Peter Norvig recently wrote a great piece on How to Write a Spelling Corrector. Since Norvig used Python, Shiro decided to write a version in Gauche Scheme. In the following I'll present a solution in PLT Scheme. But first let's look at string manipulations.

String Manipulations

Scheme offers the usual operations on strings: string concatenation (string-append), referencing a character in a string (string-ref), extracting a substring (substring) and converting characters to strings (string). Compared to other languages code for string manipulations tend to become verbose, unless one "cheats" and uses some sort of utility such as format. [The advantage of this verboseness is that Scheme compilers can generate efficient code.]

As an example consider this expression from Norvig's spelling corrector:

  [word[0:i]+c+word[i:]

Here word[0:i] is the substring from index 0 (inclusive) to index i (exclusive).
The c is a character, and word[i:] is the substring from index i to the end.
The concatenation operator + converts automatically the character c to a string before the strings are concatenated.

A literal translation to Scheme reads as follows:

 (string-append (substring word 0 i) (string c) (substring word i (string-length word)))

Ouch!

A utility is clearly needed. Below follows my shot at one such utility, namely, concat. It allows us to write the expression as:

(concat word 0 i  c  word i _)

A string followed by two numbers is a substring, so word 0 i is short for (substring word 0 i). An underscore is allowed instead of a number either to indicate the beginning or the end. Thus word i _ is short for (substring word i (string-length word)). Finally a character is automatically converted to a string, so c is short for (string c). Not used in the example, but useful in general: A string followed by a single number, like word i, is short for (string-ref word i).

The code for concat is found at the bottom of this post.

The Spelling Corrector

There are two parts of the spelling corrector. The first part reads in correctly spelled words from a corpus, and counts the number of occurences of each word. The second part uses the training data to check whether a given word is known, or if it is incorrectly spelled to find the intended word.

Reading words from a file

We can split a string in words with the help of regexp-split.

 > (regexp-split #rx"[^a-zA-Z]" "foo bar baz")
 ("foo" "bar" "baz")

Taking advantage of the fact that PLT Scheme's regular expression functions work both on strings as well as directly on input ports, we can call regexp-split directly on the port.

; words : port -> list-of-strings
(define (words text)
 (list-ec (: word (regexp-split #rx"[^a-zA-Z]" text))
              (string-downcase (bytes->string/latin-1 word))))

Counting words

Now we'll count how many times each word is seen. We'll use a hash table to hold words and counts.

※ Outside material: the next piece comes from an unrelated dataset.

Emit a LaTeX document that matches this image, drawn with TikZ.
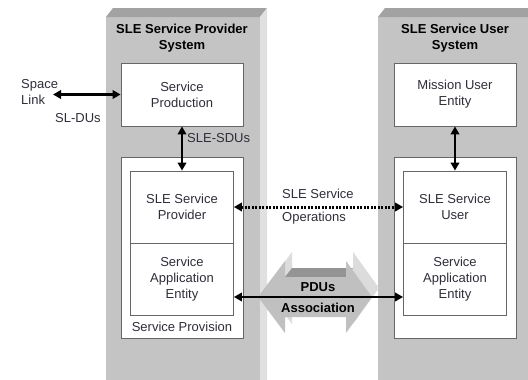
\documentclass[tikz,border=0pt]{standalone}
\usepackage{fontspec}
\setmainfont{Liberation Sans}
\usetikzlibrary{arrows.meta, positioning, calc}
\definecolor{slab}{HTML}{C4C4C4}
\definecolor{slabtop}{HTML}{A2A2A2}
\definecolor{slabside}{HTML}{E0E0E0}
\definecolor{pdufront}{HTML}{C0C0C0}
\definecolor{pduback}{HTML}{DCDCDC}
\definecolor{pdutop}{HTML}{949494}
\definecolor{frame}{HTML}{666666}
\definecolor{txt}{HTML}{2E2E3A}

\begin{document}
\begin{tikzpicture}[x=1pt, y=-1pt,
    box/.style={draw=frame, fill=white, line width=0.8pt, inner sep=0pt, align=center, text=txt, font=\fontsize{13}{16}\selectfont},
    lbl/.style={inner sep=0pt, align=center, text=txt, font=\fontsize{13}{16}\selectfont},
    title/.style={inner sep=0pt, align=center, font=\fontsize{13}{16}\selectfont\bfseries},
    link/.style={line width=2.5pt, {Triangle[length=8pt,width=8.5pt]}-{Triangle[length=8pt,width=8.5pt]}},
    >=Stealth
]
\fill[white] (0,0) rectangle (528,380);
\useasboundingbox (0,0) rectangle (528,380);

% system slabs
\fill[slab] (106,17) rectangle (260,380);
\fill[slabtop] (106,17) -- (113,8) -- (267,8) -- (260,17) -- cycle;
\fill[slabside] (260,17) -- (267,8) -- (267,380) -- (260,380) -- cycle;
\fill[slab] (378,17) rectangle (528,380);
\fill[slabtop] (378,17) -- (385,8) -- (528,8) -- (528,17) -- cycle;

% big PDU double arrow
\fill[pduback, shift={(7,-9)}] (258,297) -- (285,261) -- (285,277) -- (346,277) -- (346,261) -- (372,297)
    -- (346,333) -- (346,317) -- (285,317) -- (285,333) -- cycle;
\fill[pdutop] (285,277) -- (292,268) -- (353,268) -- (346,277) -- cycle;
\fill[pdufront] (258,297) -- (285,261) -- (285,277) -- (346,277) -- (346,261) -- (372,297)
    -- (346,333) -- (346,317) -- (285,317) -- (285,333) -- cycle;

% provider side
\node[title] (ptitle) at (182,38) {SLE Service Provider\\System};
\node[box, minimum width=122pt, minimum height=63pt] (prod) at (182,94.5) {Service\\Production};
\node[box, minimum width=122pt, minimum height=181pt] (provp) at (182,247.5) {};
\node[box, minimum width=103pt, minimum height=72pt] (slep) at (182,207) {SLE Service\\Provider};
\node[box, minimum width=103pt, minimum height=72pt] (saep) at (182,279) {Service\\Application\\Entity};
\node[lbl] (provlbl) at (182,327) {Service Provision};

% user side
\node[title] (utitle) at (455,38) {SLE Service User\\System};
\node[box, minimum width=122pt, minimum height=63pt] (mue) at (455,94.5) {Mission User\\Entity};
\node[box, minimum width=122pt, minimum height=181pt] (provu) at (455,247.5) {};
\node[box, minimum width=103pt, minimum height=72pt] (sleu) at (455,207) {SLE Service\\User};
\node[box, minimum width=103pt, minimum height=72pt] (saeu) at (455,279) {Service\\Application\\Entity};

% space link
\coordinate (space) at (53,94.5);
\node[lbl, align=left, anchor=west] (spacelbl) at (21,91.5) {Space\\Link};
\node[lbl] (sldus) at (78,118) {SL-DUs};
\draw[link] (space) -- (prod.west);

% vertical links
\draw[link] (prod.south) -- (slep.north);
\node[lbl, anchor=west] (sdus) at (187,138) {SLE-SDUs};
\draw[link] (mue.south) -- (sleu.north);

% operations and association
\draw[link, line width=3pt, dash pattern=on 2pt off 1.5pt] (slep.east) -- (sleu.west);
\node[lbl, anchor=west] (ops1) at (282,194) {SLE Service};
\node[lbl, anchor=west] (ops2) at (282,218) {Operations};
\draw[link] ([yshift=-18pt]saep.east) -- ([yshift=-18pt]saeu.west);
\node[title] (pdus) at (318,287) {PDUs};
\node[title] (assoc) at (318,308) {Association};
\end{tikzpicture}
\end{document}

; train : list-of-strings -> hash-table-from-strings-to-numbers
(define (train features)
 (let ([model (make-hash-table 'equal)])
   (do-ec (: word features)
          (hash-table-put! model word (add1 (hash-table-get model word 1))))
   model))

Let's read in the data from the small corpus, and at the same time define word-count that returns the count of a word, and known? that checks whether a word was seen in the training set.

(define NWORDS (train (words (open-input-file "small.txt"))))

(define (word-count word)
 (hash-table-get NWORDS word 0))

(define (known? word)
 (hash-table-get NWORDS word #f))

The set of strings with edit distance 1

When a word is incorrectly spelled, we want to suggest a "similar" word known to be correctly spelled.

Given a word w, the set of words with edit distance 1 consists of the words, we can generate from w by either deleting one character, or transposing to character, or altering one character, or inserting one character.

Deleting the character with index i from a word is easy with the help of concat:

   (concat word 0 i     word (+ i 1) _)

If n is the length of w, then the set of strings generated by deleting a single character is given by:

 (set-ec string-compare (: i n) (concat word 0 i     word (+ i 1) _))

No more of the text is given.